# [Direction]
Output the lines below exactly, please, from the first line until the line with "values = [0] + uvb", counting both.

# [Given data]
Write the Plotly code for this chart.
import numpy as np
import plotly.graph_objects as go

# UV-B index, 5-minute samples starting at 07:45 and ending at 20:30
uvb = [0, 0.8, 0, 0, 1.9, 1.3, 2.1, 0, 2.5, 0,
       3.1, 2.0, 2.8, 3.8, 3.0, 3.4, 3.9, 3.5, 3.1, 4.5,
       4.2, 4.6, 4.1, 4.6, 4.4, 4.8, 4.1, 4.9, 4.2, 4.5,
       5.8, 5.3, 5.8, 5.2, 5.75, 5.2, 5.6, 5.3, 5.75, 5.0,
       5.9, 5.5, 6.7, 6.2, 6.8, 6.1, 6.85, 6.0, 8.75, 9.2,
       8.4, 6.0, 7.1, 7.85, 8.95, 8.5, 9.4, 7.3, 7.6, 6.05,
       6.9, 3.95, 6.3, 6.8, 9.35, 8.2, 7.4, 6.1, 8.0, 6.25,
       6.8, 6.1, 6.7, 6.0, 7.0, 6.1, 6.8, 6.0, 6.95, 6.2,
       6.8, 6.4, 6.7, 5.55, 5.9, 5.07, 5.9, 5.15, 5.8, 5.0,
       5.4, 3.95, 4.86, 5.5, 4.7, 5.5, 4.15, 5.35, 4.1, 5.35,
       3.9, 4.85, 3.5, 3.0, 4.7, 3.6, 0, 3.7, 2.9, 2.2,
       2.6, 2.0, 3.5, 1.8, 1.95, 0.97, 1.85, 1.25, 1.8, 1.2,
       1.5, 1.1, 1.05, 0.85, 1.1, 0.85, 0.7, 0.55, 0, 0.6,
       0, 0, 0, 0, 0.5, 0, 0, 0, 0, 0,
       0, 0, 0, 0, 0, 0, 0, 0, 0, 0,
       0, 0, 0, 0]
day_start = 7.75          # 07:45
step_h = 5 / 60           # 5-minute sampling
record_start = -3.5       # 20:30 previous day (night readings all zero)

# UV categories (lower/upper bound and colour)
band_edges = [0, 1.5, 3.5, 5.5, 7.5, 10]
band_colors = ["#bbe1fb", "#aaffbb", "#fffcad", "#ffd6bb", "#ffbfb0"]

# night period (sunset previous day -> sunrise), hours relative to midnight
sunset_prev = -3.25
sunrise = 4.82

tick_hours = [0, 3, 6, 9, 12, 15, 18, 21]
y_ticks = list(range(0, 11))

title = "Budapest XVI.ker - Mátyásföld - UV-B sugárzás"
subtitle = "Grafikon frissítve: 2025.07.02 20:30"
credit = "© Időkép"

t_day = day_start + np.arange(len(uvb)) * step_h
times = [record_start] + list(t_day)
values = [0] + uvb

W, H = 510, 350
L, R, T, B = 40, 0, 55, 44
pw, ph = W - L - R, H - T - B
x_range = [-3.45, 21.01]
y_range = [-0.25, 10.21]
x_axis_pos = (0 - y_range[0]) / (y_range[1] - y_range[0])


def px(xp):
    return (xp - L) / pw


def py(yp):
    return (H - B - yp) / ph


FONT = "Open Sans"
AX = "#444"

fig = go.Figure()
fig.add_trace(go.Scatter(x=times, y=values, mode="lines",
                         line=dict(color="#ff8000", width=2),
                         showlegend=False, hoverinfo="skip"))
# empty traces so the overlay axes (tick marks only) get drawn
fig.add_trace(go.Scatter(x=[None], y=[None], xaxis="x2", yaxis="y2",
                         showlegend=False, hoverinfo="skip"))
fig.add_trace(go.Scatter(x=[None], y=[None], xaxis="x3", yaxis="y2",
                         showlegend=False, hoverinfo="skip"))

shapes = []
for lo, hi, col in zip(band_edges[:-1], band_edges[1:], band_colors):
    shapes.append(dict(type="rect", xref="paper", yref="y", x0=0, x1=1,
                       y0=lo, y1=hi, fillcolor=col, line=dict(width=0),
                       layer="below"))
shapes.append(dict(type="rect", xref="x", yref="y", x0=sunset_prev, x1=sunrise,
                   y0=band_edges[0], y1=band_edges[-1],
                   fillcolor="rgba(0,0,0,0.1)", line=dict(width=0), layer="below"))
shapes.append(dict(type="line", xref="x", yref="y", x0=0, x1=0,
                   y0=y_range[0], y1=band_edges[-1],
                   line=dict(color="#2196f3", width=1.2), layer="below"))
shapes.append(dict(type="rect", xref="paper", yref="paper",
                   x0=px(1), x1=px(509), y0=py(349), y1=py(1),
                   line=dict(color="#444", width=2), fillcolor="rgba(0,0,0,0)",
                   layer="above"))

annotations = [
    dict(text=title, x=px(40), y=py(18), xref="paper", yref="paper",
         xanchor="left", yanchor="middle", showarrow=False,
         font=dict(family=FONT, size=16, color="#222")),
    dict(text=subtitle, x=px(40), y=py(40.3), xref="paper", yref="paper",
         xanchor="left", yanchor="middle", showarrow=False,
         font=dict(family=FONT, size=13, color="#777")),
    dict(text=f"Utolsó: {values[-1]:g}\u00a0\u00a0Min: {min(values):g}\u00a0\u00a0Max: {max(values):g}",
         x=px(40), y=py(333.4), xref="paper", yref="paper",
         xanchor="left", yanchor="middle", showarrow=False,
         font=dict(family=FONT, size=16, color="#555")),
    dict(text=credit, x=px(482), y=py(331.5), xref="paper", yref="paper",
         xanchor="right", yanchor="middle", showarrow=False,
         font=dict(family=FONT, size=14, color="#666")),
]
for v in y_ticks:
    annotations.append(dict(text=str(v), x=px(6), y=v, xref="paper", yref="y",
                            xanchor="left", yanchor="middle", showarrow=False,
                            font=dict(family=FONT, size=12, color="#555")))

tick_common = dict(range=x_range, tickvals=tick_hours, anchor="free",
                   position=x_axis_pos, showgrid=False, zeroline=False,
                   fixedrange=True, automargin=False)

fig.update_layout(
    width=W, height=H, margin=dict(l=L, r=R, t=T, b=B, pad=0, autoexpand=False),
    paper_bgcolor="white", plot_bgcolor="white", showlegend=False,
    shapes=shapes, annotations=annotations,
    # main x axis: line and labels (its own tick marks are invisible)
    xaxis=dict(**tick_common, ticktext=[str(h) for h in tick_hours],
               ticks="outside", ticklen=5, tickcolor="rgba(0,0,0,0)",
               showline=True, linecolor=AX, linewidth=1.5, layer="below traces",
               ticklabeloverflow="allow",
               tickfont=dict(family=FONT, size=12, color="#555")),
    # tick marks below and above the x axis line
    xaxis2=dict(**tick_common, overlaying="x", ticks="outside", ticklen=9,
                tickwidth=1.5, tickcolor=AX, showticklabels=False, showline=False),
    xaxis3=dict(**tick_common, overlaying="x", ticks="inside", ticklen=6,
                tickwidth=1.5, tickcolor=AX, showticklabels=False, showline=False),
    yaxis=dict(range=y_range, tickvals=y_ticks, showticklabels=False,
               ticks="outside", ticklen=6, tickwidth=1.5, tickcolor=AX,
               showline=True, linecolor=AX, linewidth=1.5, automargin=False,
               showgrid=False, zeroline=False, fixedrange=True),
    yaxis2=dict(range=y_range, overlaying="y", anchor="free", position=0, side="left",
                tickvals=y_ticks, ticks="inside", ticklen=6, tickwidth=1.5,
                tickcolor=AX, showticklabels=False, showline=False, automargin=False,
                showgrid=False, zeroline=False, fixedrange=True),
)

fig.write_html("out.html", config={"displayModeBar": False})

# [Final answer]
Write the Plotly code for this chart.
import numpy as np
import plotly.graph_objects as go

# UV-B index, 5-minute samples starting at 07:45 and ending at 20:30
uvb = [0, 0.8, 0, 0, 1.9, 1.3, 2.1, 0, 2.5, 0,
       3.1, 2.0, 2.8, 3.8, 3.0, 3.4, 3.9, 3.5, 3.1, 4.5,
       4.2, 4.6, 4.1, 4.6, 4.4, 4.8, 4.1, 4.9, 4.2, 4.5,
       5.8, 5.3, 5.8, 5.2, 5.75, 5.2, 5.6, 5.3, 5.75, 5.0,
       5.9, 5.5, 6.7, 6.2, 6.8, 6.1, 6.85, 6.0, 8.75, 9.2,
       8.4, 6.0, 7.1, 7.85, 8.95, 8.5, 9.4, 7.3, 7.6, 6.05,
       6.9, 3.95, 6.3, 6.8, 9.35, 8.2, 7.4, 6.1, 8.0, 6.25,
       6.8, 6.1, 6.7, 6.0, 7.0, 6.1, 6.8, 6.0, 6.95, 6.2,
       6.8, 6.4, 6.7, 5.55, 5.9, 5.07, 5.9, 5.15, 5.8, 5.0,
       5.4, 3.95, 4.86, 5.5, 4.7, 5.5, 4.15, 5.35, 4.1, 5.35,
       3.9, 4.85, 3.5, 3.0, 4.7, 3.6, 0, 3.7, 2.9, 2.2,
       2.6, 2.0, 3.5, 1.8, 1.95, 0.97, 1.85, 1.25, 1.8, 1.2,
       1.5, 1.1, 1.05, 0.85, 1.1, 0.85, 0.7, 0.55, 0, 0.6,
       0, 0, 0, 0, 0.5, 0, 0, 0, 0, 0,
       0, 0, 0, 0, 0, 0, 0, 0, 0, 0,
       0, 0, 0, 0]
day_start = 7.75          # 07:45
step_h = 5 / 60           # 5-minute sampling
record_start = -3.5       # 20:30 previous day (night readings all zero)

# UV categories (lower/upper bound and colour)
band_edges = [0, 1.5, 3.5, 5.5, 7.5, 10]
band_colors = ["#bbe1fb", "#aaffbb", "#fffcad", "#ffd6bb", "#ffbfb0"]

# night period (sunset previous day -> sunrise), hours relative to midnight
sunset_prev = -3.25
sunrise = 4.82

tick_hours = [0, 3, 6, 9, 12, 15, 18, 21]
y_ticks = list(range(0, 11))

title = "Budapest XVI.ker - Mátyásföld - UV-B sugárzás"
subtitle = "Grafikon frissítve: 2025.07.02 20:30"
credit = "© Időkép"

t_day = day_start + np.arange(len(uvb)) * step_h
times = [record_start] + list(t_day)
values = [0] + uvb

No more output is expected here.